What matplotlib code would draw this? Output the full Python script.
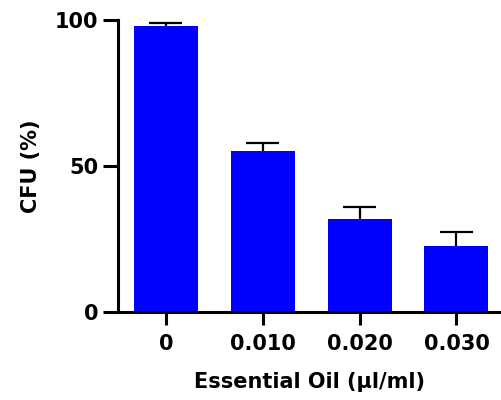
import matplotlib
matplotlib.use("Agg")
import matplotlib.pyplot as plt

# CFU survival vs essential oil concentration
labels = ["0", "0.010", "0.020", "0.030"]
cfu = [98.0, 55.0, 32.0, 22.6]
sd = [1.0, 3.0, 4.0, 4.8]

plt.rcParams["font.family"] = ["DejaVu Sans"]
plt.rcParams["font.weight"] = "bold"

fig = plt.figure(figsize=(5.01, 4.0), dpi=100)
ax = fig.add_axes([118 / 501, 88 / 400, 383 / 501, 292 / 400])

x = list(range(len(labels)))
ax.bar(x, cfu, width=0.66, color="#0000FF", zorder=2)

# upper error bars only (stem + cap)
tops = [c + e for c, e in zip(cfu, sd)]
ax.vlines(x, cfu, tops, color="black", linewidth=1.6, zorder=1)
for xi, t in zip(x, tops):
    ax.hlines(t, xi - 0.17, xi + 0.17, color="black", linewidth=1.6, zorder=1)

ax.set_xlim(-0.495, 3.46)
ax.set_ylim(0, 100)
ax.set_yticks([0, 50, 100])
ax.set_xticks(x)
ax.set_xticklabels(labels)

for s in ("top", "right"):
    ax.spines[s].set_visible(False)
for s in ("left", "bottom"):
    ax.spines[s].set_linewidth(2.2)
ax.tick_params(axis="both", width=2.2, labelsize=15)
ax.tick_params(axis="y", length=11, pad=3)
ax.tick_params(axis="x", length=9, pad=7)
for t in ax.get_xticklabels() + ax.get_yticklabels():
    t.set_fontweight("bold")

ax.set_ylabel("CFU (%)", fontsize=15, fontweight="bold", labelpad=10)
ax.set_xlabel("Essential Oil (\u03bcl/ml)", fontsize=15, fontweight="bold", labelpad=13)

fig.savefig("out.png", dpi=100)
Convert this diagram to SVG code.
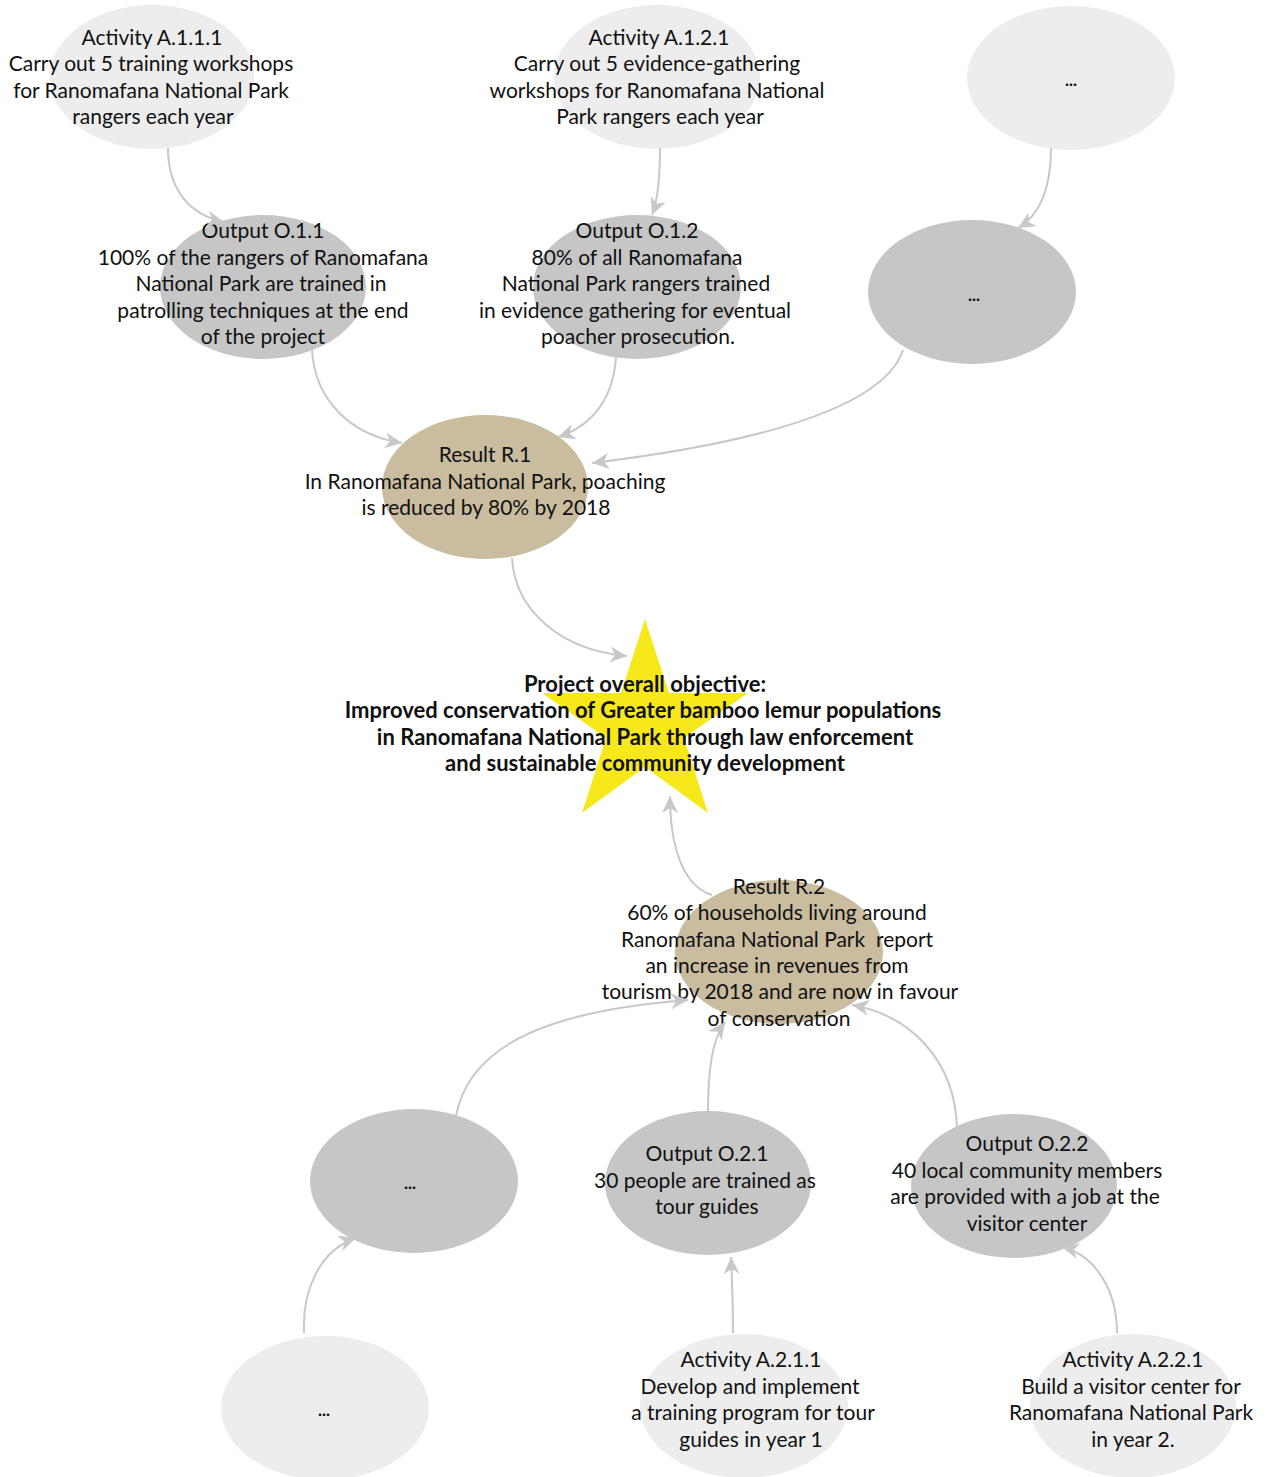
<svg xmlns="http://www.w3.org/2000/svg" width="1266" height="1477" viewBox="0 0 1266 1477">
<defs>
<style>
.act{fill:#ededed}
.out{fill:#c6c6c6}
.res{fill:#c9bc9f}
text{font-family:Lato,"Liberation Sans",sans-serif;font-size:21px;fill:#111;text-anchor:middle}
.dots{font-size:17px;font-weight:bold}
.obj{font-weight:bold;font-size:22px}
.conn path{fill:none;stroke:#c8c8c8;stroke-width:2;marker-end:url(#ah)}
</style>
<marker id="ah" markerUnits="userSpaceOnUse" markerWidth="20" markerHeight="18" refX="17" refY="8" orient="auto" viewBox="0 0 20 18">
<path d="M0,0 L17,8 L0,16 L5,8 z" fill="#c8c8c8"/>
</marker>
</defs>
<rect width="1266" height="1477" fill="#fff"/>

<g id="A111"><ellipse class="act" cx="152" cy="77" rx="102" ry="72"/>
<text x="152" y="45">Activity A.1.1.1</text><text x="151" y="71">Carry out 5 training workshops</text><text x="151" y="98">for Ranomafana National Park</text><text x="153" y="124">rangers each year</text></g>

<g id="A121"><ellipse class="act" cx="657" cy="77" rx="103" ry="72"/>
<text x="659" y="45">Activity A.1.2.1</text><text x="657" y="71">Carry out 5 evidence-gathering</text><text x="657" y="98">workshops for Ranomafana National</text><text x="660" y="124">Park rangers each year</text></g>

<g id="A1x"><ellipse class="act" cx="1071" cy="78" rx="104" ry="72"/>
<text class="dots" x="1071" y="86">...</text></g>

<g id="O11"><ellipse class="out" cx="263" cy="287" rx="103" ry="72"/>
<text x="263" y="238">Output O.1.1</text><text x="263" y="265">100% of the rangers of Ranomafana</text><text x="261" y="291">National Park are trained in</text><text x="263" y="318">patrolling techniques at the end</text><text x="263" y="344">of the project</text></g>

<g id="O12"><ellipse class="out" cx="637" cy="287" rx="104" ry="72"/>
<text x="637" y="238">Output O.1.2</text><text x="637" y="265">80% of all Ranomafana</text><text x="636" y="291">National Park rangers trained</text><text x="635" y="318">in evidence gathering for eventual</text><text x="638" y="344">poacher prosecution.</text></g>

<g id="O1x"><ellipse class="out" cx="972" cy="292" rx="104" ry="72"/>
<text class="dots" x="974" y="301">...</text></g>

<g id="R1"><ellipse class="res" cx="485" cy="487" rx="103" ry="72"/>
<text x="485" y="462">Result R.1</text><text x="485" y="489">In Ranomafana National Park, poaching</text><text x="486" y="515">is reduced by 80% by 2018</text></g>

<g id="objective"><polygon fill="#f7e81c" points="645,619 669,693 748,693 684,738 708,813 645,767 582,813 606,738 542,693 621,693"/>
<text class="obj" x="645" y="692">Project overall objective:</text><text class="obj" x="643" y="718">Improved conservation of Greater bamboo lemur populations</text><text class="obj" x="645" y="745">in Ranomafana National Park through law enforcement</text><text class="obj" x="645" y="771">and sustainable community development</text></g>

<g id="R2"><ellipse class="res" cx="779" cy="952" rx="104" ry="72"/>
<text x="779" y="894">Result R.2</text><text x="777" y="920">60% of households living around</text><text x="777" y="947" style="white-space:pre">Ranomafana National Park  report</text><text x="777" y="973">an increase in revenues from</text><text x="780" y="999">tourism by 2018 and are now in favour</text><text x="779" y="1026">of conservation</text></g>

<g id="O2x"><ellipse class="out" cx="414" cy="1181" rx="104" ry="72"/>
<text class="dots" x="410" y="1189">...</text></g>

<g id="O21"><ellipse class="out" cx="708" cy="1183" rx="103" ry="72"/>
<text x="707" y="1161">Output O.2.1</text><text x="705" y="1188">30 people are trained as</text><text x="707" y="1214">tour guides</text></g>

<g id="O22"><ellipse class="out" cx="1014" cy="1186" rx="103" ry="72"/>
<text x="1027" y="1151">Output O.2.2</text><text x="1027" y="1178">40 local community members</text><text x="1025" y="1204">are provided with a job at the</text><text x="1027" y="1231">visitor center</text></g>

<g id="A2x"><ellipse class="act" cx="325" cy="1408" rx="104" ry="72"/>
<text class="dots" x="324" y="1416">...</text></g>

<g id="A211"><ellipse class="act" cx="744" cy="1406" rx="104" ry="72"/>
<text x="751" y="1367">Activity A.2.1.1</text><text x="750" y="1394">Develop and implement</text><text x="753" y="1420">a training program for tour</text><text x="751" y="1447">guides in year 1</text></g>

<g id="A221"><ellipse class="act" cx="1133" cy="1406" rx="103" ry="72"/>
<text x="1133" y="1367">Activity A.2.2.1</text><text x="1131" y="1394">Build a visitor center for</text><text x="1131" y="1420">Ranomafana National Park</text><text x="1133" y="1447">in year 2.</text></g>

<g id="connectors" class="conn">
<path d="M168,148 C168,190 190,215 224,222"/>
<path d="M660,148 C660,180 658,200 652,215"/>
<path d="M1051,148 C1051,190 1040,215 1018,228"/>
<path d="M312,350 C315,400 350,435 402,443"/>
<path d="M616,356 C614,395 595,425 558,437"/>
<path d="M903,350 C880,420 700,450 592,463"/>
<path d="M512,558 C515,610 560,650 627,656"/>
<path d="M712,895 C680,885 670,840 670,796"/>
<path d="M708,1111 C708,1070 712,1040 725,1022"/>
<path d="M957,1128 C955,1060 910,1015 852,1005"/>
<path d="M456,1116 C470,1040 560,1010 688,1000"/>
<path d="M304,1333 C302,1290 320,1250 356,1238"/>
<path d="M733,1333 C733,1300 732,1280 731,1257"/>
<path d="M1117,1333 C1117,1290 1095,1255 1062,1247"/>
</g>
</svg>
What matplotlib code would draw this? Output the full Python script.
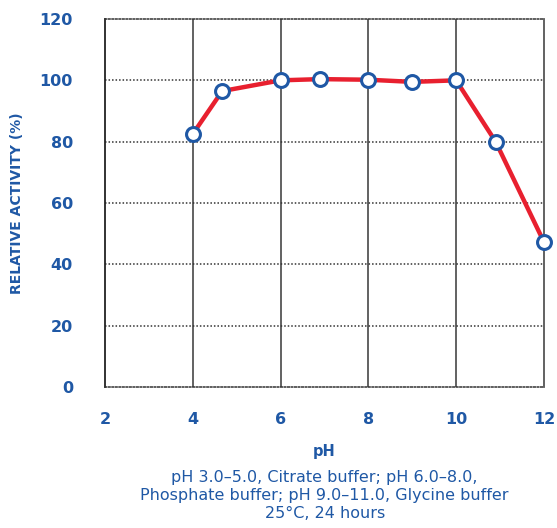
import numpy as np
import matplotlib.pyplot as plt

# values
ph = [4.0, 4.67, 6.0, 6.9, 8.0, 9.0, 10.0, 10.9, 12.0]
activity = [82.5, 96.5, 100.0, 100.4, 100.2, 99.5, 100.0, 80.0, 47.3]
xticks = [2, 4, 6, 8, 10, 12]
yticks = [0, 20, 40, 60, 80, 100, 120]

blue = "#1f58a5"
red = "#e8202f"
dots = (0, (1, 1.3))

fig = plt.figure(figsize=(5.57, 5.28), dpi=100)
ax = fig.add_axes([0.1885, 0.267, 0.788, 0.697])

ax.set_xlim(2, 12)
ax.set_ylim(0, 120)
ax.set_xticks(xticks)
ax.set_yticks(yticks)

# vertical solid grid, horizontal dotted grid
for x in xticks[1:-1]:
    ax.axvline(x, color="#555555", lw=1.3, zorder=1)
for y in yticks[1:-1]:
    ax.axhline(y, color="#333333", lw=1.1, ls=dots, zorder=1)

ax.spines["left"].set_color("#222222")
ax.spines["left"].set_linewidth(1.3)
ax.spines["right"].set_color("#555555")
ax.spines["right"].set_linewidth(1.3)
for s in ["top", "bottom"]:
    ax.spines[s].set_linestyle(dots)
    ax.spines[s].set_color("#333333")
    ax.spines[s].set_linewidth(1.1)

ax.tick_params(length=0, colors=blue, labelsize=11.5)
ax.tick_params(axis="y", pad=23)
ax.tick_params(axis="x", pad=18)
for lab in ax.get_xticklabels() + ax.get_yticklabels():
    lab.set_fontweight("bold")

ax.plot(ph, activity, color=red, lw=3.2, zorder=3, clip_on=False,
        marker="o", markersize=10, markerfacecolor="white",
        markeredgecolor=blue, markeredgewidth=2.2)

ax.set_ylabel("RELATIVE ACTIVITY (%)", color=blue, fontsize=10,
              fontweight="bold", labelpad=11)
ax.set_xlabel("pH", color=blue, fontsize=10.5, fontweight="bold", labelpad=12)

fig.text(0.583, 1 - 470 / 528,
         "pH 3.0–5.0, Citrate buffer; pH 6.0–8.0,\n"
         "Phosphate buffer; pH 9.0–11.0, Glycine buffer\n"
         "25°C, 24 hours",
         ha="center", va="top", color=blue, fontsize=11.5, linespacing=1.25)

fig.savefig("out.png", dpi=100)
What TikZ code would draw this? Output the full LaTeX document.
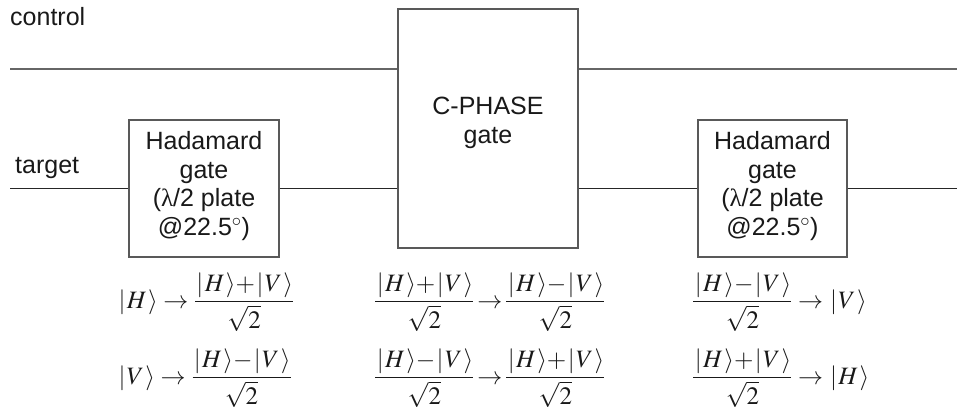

TASK TO COMPLETE.
Repeat word for word the lines above, from the first entry through the line containing "sd = [1.0, 3.0, 4.0, 4.8]", with both ends kept and the pictures dropped.

OUTPUT BELOW.
What matplotlib code would draw this? Output the full Python script.
import matplotlib
matplotlib.use("Agg")
import matplotlib.pyplot as plt

# CFU survival vs essential oil concentration
labels = ["0", "0.010", "0.020", "0.030"]
cfu = [98.0, 55.0, 32.0, 22.6]
sd = [1.0, 3.0, 4.0, 4.8]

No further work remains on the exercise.